- _Task_: Below are the records. Gather each line that holds "with".

- _Materials provided_:

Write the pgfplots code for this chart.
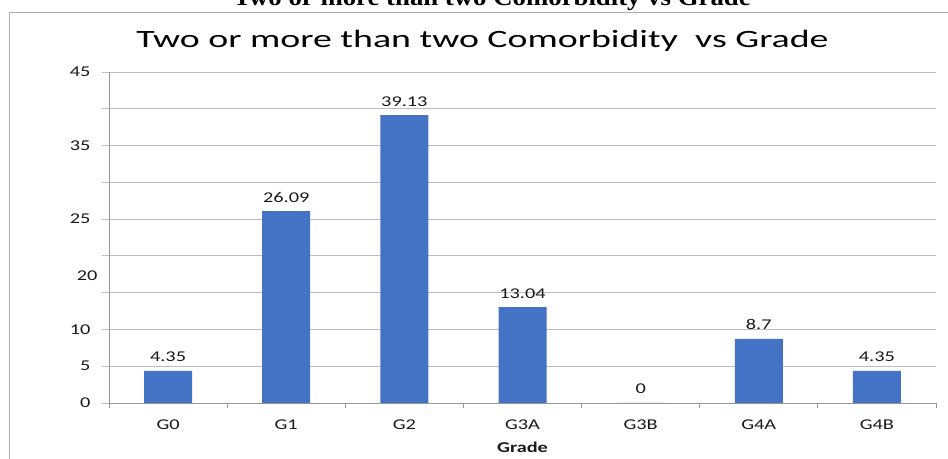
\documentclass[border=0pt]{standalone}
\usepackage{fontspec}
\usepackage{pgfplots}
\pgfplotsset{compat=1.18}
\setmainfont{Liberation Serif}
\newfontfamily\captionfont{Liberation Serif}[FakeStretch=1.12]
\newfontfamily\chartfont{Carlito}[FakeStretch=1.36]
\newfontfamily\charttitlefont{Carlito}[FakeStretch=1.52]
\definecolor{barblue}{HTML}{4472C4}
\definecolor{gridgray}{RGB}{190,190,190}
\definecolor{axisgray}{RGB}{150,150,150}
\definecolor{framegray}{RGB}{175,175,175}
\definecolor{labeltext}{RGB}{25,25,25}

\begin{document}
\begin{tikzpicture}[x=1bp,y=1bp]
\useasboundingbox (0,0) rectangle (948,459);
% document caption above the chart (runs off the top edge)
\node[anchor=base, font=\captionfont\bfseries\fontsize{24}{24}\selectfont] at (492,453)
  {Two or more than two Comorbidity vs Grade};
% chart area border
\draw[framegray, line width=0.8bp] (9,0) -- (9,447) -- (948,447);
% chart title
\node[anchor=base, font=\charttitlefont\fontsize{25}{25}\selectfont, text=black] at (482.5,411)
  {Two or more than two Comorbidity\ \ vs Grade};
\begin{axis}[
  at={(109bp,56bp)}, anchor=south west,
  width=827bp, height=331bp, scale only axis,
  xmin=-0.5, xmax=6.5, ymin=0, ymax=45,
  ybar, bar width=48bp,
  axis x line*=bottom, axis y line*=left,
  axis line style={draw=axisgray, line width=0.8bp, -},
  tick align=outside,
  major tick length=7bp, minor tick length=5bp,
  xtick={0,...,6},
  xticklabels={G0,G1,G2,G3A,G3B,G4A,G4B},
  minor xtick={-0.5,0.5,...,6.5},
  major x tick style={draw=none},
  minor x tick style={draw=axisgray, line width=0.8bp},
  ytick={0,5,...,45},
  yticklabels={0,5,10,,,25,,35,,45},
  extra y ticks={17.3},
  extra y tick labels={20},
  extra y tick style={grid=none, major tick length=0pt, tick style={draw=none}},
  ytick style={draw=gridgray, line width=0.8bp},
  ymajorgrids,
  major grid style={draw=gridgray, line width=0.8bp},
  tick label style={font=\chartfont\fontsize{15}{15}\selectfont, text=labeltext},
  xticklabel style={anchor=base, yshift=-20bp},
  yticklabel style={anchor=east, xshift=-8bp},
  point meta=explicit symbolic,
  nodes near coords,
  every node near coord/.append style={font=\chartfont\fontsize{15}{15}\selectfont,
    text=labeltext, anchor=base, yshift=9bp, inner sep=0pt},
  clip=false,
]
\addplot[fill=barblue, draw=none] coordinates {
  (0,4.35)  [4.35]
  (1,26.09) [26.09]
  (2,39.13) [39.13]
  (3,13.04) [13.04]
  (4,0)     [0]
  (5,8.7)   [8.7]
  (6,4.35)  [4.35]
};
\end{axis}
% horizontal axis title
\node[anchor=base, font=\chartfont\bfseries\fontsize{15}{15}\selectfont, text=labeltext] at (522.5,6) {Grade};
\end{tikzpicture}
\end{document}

---

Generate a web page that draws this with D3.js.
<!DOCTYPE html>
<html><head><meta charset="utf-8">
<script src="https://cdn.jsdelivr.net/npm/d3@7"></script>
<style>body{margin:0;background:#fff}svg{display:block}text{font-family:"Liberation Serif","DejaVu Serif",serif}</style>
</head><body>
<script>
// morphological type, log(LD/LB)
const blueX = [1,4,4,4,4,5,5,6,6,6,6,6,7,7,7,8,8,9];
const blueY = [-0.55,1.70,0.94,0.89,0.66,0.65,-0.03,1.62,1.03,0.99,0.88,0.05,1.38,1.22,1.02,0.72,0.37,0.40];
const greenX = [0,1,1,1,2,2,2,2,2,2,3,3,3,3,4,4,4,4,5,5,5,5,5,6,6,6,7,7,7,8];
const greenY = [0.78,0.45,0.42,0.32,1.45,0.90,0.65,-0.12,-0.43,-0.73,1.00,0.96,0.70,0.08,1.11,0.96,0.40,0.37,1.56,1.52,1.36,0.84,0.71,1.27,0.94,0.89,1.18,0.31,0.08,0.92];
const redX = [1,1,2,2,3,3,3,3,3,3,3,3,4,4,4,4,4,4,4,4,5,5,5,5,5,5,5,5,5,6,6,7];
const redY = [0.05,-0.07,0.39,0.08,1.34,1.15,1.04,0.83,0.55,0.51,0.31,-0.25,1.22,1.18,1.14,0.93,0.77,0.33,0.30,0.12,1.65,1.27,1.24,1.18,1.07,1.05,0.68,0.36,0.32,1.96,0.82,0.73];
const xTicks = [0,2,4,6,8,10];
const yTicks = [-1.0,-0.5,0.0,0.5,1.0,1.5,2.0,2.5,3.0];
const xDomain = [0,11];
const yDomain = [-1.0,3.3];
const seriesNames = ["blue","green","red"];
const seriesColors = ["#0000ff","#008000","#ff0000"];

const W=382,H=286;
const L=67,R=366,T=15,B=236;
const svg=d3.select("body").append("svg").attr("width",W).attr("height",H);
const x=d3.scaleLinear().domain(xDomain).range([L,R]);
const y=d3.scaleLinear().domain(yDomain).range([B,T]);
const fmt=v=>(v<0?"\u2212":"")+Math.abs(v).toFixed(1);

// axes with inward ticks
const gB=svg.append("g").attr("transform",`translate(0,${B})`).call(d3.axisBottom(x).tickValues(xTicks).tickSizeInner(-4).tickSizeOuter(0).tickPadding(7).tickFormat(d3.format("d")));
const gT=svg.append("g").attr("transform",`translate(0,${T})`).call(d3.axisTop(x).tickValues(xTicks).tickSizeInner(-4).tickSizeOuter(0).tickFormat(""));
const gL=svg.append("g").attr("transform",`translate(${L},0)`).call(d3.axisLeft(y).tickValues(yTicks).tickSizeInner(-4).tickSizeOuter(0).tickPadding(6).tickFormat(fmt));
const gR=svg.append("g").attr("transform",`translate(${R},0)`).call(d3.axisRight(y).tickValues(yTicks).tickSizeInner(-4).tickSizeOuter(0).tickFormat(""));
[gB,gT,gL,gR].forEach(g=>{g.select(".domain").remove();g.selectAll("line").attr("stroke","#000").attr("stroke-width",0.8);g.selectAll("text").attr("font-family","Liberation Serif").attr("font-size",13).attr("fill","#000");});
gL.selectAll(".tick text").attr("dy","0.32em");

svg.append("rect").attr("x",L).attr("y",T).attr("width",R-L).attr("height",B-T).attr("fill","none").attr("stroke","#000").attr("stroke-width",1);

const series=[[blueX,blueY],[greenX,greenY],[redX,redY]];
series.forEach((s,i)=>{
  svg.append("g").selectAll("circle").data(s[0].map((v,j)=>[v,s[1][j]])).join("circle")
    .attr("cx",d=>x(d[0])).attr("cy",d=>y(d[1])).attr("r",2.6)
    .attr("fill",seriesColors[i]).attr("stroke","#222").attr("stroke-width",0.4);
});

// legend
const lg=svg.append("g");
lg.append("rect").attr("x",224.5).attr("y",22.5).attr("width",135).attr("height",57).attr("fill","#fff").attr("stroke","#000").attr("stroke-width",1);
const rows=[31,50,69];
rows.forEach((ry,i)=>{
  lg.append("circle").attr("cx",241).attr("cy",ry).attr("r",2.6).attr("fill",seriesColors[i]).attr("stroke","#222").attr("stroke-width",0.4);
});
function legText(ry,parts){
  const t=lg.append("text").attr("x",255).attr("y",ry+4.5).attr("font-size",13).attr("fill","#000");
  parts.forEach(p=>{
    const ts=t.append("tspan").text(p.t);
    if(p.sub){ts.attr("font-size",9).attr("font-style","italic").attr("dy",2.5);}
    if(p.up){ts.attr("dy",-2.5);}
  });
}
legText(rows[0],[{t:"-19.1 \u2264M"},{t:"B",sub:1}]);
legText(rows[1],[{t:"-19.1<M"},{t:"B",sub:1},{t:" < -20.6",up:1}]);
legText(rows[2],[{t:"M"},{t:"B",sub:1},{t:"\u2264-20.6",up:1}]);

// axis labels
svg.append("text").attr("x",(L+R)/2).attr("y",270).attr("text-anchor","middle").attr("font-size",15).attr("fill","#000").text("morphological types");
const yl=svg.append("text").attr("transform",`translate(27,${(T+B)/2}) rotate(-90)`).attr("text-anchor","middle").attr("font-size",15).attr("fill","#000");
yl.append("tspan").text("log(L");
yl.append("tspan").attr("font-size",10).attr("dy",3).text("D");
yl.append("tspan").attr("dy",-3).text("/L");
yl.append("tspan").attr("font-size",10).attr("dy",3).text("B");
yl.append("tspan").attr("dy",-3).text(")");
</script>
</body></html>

- _In response_:
Generate a web page that draws this with D3.js.
// axes with inward ticks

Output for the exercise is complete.